**Problem description:**
Give an exact transcription of every line, dropping the images.

━━ Dataset content ━━

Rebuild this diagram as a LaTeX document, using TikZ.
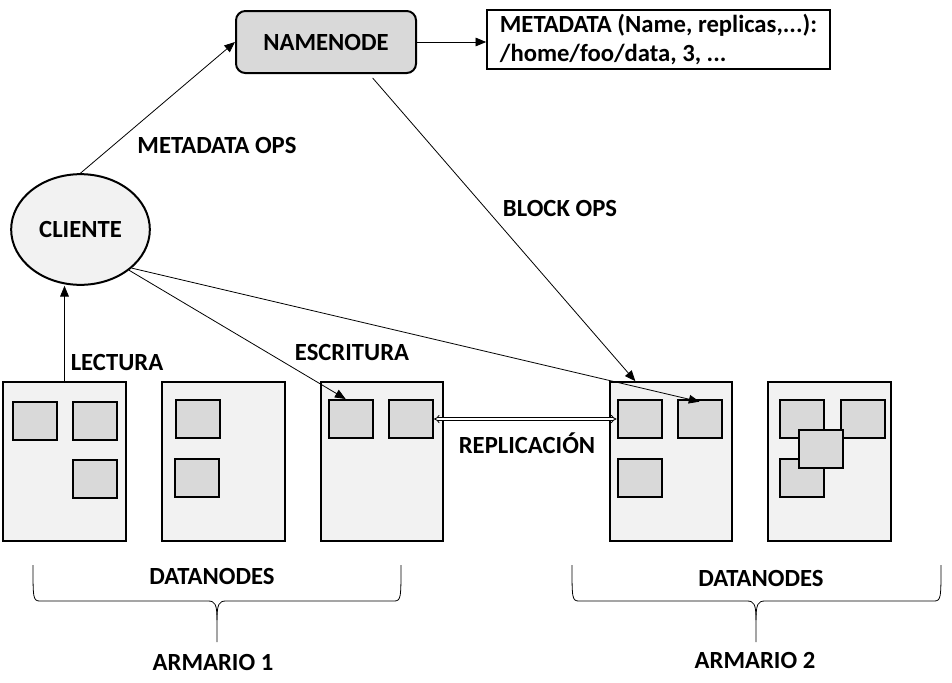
\documentclass[tikz,border=0pt]{standalone}
\usepackage{fontspec}
\setmainfont{Carlito}
\usetikzlibrary{shapes.geometric,arrows.meta}
\definecolor{grisclair}{HTML}{F2F2F2}
\definecolor{grisfonce}{HTML}{D9D9D9}
\frenchspacing
\begin{document}
\begin{tikzpicture}[x=0.75pt,y=-0.75pt,font=\fontsize{18.5}{21.75}\selectfont\bfseries]
		\tikzstyle{fleche}=[-{Triangle[length=8pt,width=6.5pt]},line width=0.6pt]
		\tikzstyle{datanode}=[draw,line width=1.5pt,fill=grisclair,minimum width=92pt,minimum height=119pt]
		\tikzstyle{bloc}=[draw,line width=1.5pt,fill=grisfonce,minimum width=33pt,minimum height=28.5pt]
		\useasboundingbox (0,0) rectangle (952,682);
		\node[draw,line width=1.5pt,rounded corners=7pt,fill=grisfonce,minimum width=135pt,minimum height=46.5pt] (namenode) at (326,42) {NAMENODE};
		\node[draw,line width=1.5pt,minimum width=257pt,minimum height=42.75pt,align=left] (meta) at (658.5,39.5) {METADATA (Name, replicas,...):\\/home/foo/data, 3, ...};
		\node[ellipse,draw,line width=1.5pt,fill=grisclair,minimum width=104pt,minimum height=83pt] (cliente) at (80.5,229.5) {CLIENTE};
		% armario 1
		\node[datanode] (dn1) at (64.5,461.5) {};
		\node[datanode] (dn2) at (223.5,461.5) {};
		\node[datanode] (dn3) at (382,461.5) {};
		% armario 2
		\node[datanode] (dn4) at (671,461.5) {};
		\node[datanode] (dn5) at (829.5,461.5) {};
		% bloques
		\node[bloc] (b11) at (35,421) {};
		\node[bloc] (b12) at (95,421) {};
		\node[bloc] (b13) at (94.5,479) {};
		\node[bloc] (b21) at (198,419) {};
		\node[bloc] (b22) at (197,477.5) {};
		\node[bloc] (b31) at (351,419) {};
		\node[bloc] (b32) at (411,419) {};
		\node[bloc] (b41) at (639.5,419) {};
		\node[bloc] (b42) at (699.5,419) {};
		\node[bloc] (b43) at (639.5,477.5) {};
		\node[bloc] (b51) at (802,419) {};
		\node[bloc] (b52) at (863,419) {};
		\node[bloc] (b53) at (802,477.5) {};
		\node[bloc] (b54) at (821,448.5) {};  % encima
		% conexiones
		\draw[fleche] (cliente.north) -- (namenode.west);
		\draw[fleche] (namenode.east) -- (namenode.east -| meta.west);
		\draw[fleche] ([xshift=35pt,yshift=-3pt]namenode.south) -- ([xshift=20pt]dn4.north west);
		\draw[fleche] (dn1.north) -- (dn1.north |- cliente.south);
		\draw[fleche] (cliente.-40) -- ([xshift=-4pt]b31.north);
		\draw[fleche] (cliente.-37) -- ([yshift=-2pt]b42.north);
		\draw[{Implies}-{Implies},double,double distance=1.5pt,line width=0.6pt] (b32.east) -- (b41.west);
		% textos
		\node (metaops) at (217,145) {METADATA OPS};
		\node (blockops) at (560,208) {BLOCK OPS};
		\node (lectura) at (117,362) {LECTURA};
		\node (escritura) at (352,352) {ESCRITURA};
		\node (replica) at (527,443) {REPLICACIÓN};
		\node (dnodes1) at (212,576) {DATANODES};
		\node (dnodes2) at (761,578) {DATANODES};
		\node (armario1) at (213,662) {ARMARIO 1};
		\node (armario2) at (755,660) {ARMARIO 2};
		% llaves
		\foreach \g/\d/\m in {33/401/217,572/941/756}{
			\draw[line width=0.6pt] (\g,565) .. controls (\g,598) and (\g,601) .. (\g+7,601) -- (\m-9,601) .. controls (\m-2,601) and (\m,604) .. (\m,620) -- (\m,642);
			\draw[line width=0.6pt] (\d,565) .. controls (\d,598) and (\d,601) .. (\d-7,601) -- (\m+9,601) .. controls (\m+2,601) and (\m,604) .. (\m,620);
		}
	\end{tikzpicture}
\end{document}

━━━

**The output:**
Rebuild this diagram as a LaTeX document, using TikZ.
\documentclass[tikz,border=0pt]{standalone}
\usepackage{fontspec}
\setmainfont{Carlito}
\usetikzlibrary{shapes.geometric,arrows.meta}
\definecolor{grisclair}{HTML}{F2F2F2}
\definecolor{grisfonce}{HTML}{D9D9D9}
\frenchspacing
\begin{document}
\begin{tikzpicture}[x=0.75pt,y=-0.75pt,font=\fontsize{18.5}{21.75}\selectfont\bfseries]
		\tikzstyle{fleche}=[-{Triangle[length=8pt,width=6.5pt]},line width=0.6pt]
		\tikzstyle{datanode}=[draw,line width=1.5pt,fill=grisclair,minimum width=92pt,minimum height=119pt]
		\tikzstyle{bloc}=[draw,line width=1.5pt,fill=grisfonce,minimum width=33pt,minimum height=28.5pt]
		\useasboundingbox (0,0) rectangle (952,682);
		\node[draw,line width=1.5pt,rounded corners=7pt,fill=grisfonce,minimum width=135pt,minimum height=46.5pt] (namenode) at (326,42) {NAMENODE};
		\node[draw,line width=1.5pt,minimum width=257pt,minimum height=42.75pt,align=left] (meta) at (658.5,39.5) {METADATA (Name, replicas,...):\\/home/foo/data, 3, ...};
		\node[ellipse,draw,line width=1.5pt,fill=grisclair,minimum width=104pt,minimum height=83pt] (cliente) at (80.5,229.5) {CLIENTE};
		% armario 1
		\node[datanode] (dn1) at (64.5,461.5) {};
		\node[datanode] (dn2) at (223.5,461.5) {};
		\node[datanode] (dn3) at (382,461.5) {};
		% armario 2
		\node[datanode] (dn4) at (671,461.5) {};
		\node[datanode] (dn5) at (829.5,461.5) {};
		% bloques
		\node[bloc] (b11) at (35,421) {};
		\node[bloc] (b12) at (95,421) {};
		\node[bloc] (b13) at (94.5,479) {};
		\node[bloc] (b21) at (198,419) {};
		\node[bloc] (b22) at (197,477.5) {};
		\node[bloc] (b31) at (351,419) {};
		\node[bloc] (b32) at (411,419) {};
		\node[bloc] (b41) at (639.5,419) {};
		\node[bloc] (b42) at (699.5,419) {};
		\node[bloc] (b43) at (639.5,477.5) {};
		\node[bloc] (b51) at (802,419) {};
		\node[bloc] (b52) at (863,419) {};
		\node[bloc] (b53) at (802,477.5) {};
		\node[bloc] (b54) at (821,448.5) {};  % encima
		% conexiones
		\draw[fleche] (cliente.north) -- (namenode.west);
		\draw[fleche] (namenode.east) -- (namenode.east -| meta.west);
		\draw[fleche] ([xshift=35pt,yshift=-3pt]namenode.south) -- ([xshift=20pt]dn4.north west);
		\draw[fleche] (dn1.north) -- (dn1.north |- cliente.south);
		\draw[fleche] (cliente.-40) -- ([xshift=-4pt]b31.north);
		\draw[fleche] (cliente.-37) -- ([yshift=-2pt]b42.north);
		\draw[{Implies}-{Implies},double,double distance=1.5pt,line width=0.6pt] (b32.east) -- (b41.west);
		% textos
		\node (metaops) at (217,145) {METADATA OPS};
		\node (blockops) at (560,208) {BLOCK OPS};
		\node (lectura) at (117,362) {LECTURA};
		\node (escritura) at (352,352) {ESCRITURA};
		\node (replica) at (527,443) {REPLICACIÓN};
		\node (dnodes1) at (212,576) {DATANODES};
		\node (dnodes2) at (761,578) {DATANODES};
		\node (armario1) at (213,662) {ARMARIO 1};
		\node (armario2) at (755,660) {ARMARIO 2};
		% llaves
		\foreach \g/\d/\m in {33/401/217,572/941/756}{
			\draw[line width=0.6pt] (\g,565) .. controls (\g,598) and (\g,601) .. (\g+7,601) -- (\m-9,601) .. controls (\m-2,601) and (\m,604) .. (\m,620) -- (\m,642);
			\draw[line width=0.6pt] (\d,565) .. controls (\d,598) and (\d,601) .. (\d-7,601) -- (\m+9,601) .. controls (\m+2,601) and (\m,604) .. (\m,620);
		}
	\end{tikzpicture}
\end{document}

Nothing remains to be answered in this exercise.